Apple claims the Samsung tablet copies its iPad, infringing patents in relation to touch screens and the gestures that control them, resulting in a bitter patent war.
Federal Court judge Annabelle Bennett ruled yesterday there was “significant likelihood” Apple could prove patent infringement claims against the Galaxy Tab 10.1 when the dispute moved to a final hearing.
The ruling is a major win for Apple, as the Samsung tablet has been widely touted as the iPad’s most serious rival.
Samsung had originally planned to launch the Galaxy Tab 10.1 in Australia last month, but has agreed to postpone it until the patent row is resolved.
The companies are also embroiled in legal disputes in the United States, Europe, Japan and South Korea.
James Omond, head of commercial law firm Omond & Co., says the battle between Apple and Samsung is unique due to the size of both companies.
“This is two giants slugging it out, which is why they can both afford to be engaged [in a legal battle],” Omond says.
“If there’s something to be learned from this – where you would swear someone like Samsung has an army of patent attorneys to pour over the documents – is that they may have come to the decision that it’s a calculated risk [to infringe on Apple’s patents].”
“If you’re a start-up, perhaps you can take a calculated risk because if it all goes pear-shaped, you can just lock up the company if Apple comes knocking.”
“There’s not as much likelihood you will come to Apple’s attention, but you do need to be aware that if something like this does come up, you’re not going to have the deep pockets to fight it.”
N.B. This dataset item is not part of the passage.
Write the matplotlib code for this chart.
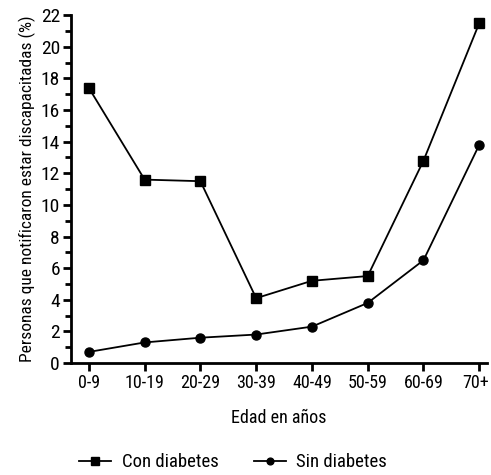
import numpy as np
import matplotlib
matplotlib.use("Agg")
import matplotlib.pyplot as plt
from matplotlib.ticker import MultipleLocator
from matplotlib.transforms import ScaledTranslation

plt.rcParams['font.family'] = ['Roboto Condensed', 'Liberation Sans Narrow', 'Open Sans Condensed',
                               'Liberation Sans', 'DejaVu Sans']

# datos
grupos = ['0-9', '10-19', '20-29', '30-39', '40-49', '50-59', '60-69', '70+']
con_diabetes = [17.4, 11.6, 11.5, 4.1, 5.2, 5.5, 12.8, 21.5]
sin_diabetes = [0.7, 1.3, 1.6, 1.8, 2.3, 3.8, 6.5, 13.8]

fig = plt.figure(figsize=(4.91, 4.75), dpi=100)
ax = fig.add_axes([0.1446, 0.2358, 0.8474, 0.7322])

x = np.arange(len(grupos))
ax.plot(x, con_diabetes, color='black', lw=1.3, marker='s', ms=7, label='Con diabetes')
ax.plot(x, sin_diabetes, color='black', lw=1.3, marker='o', ms=6.5, label='Sin diabetes')

ax.set_xlim(-0.32, 7.14)
ax.set_ylim(0, 22)
ax.set_xticks(x)
ax.set_xticklabels(grupos)
ax.yaxis.set_major_locator(MultipleLocator(2))
ax.yaxis.set_minor_locator(MultipleLocator(1))

for s in ['top', 'right']:
    ax.spines[s].set_visible(False)
for s in ['left', 'bottom']:
    ax.spines[s].set_linewidth(2)

ax.tick_params(axis='y', which='major', labelsize=14, width=2, length=6, direction='out', pad=2)
ax.tick_params(axis='x', which='major', labelsize=13, width=2, length=6, direction='out', pad=2)
ax.tick_params(axis='y', which='minor', width=2, length=4, direction='out')

# el ultimo rotulo pegado al borde: correrlo un poco a la izquierda
ultimo = ax.get_xticklabels()[-1]
ultimo.set_transform(ultimo.get_transform() + ScaledTranslation(-0.04, 0, fig.dpi_scale_trans))

ax.set_ylabel('Personas que notificaron estar discapacitadas (%)', fontsize=12.5, labelpad=3)
ax.set_xlabel('Edad en años', fontsize=13, labelpad=12)

fig.legend(loc='center', bbox_to_anchor=(0.475, 0.027), ncol=2, frameon=False,
           fontsize=13.5, handlelength=1.7, columnspacing=1.9, handletextpad=0.55,
           markerscale=0.75)

fig.savefig('out.png', dpi=100)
With regard to technology, Omond says start-ups need to be very careful with the elements they incorporate into any new product.
“At every stage, whether it’s the name you give to a product or the technology you incorporate into it, you need to ask yourself: am I infringing on someone’s rights here?” he says.
“One element to look at is where you’re not manufacturing the product yourself by requiring componentry from third party suppliers.”
“Make sure you have a contract that includes a warrant that your use of the component will not infringe any third party IP rights.”
Omond also points out that patents are not universal, which has implications for start-ups looking to sell their products on a global scale.
“With globalisation the way it is, most businesses – especially manufacturing businesses – are going to want their product purchased worldwide,” Omond told StartupSmart.
“One of the issues with IP protection is that it’s a little bit ‘20th century’ in the territorial aspect of it. With a patent or trademark, you have to register on a country-by-country basis.”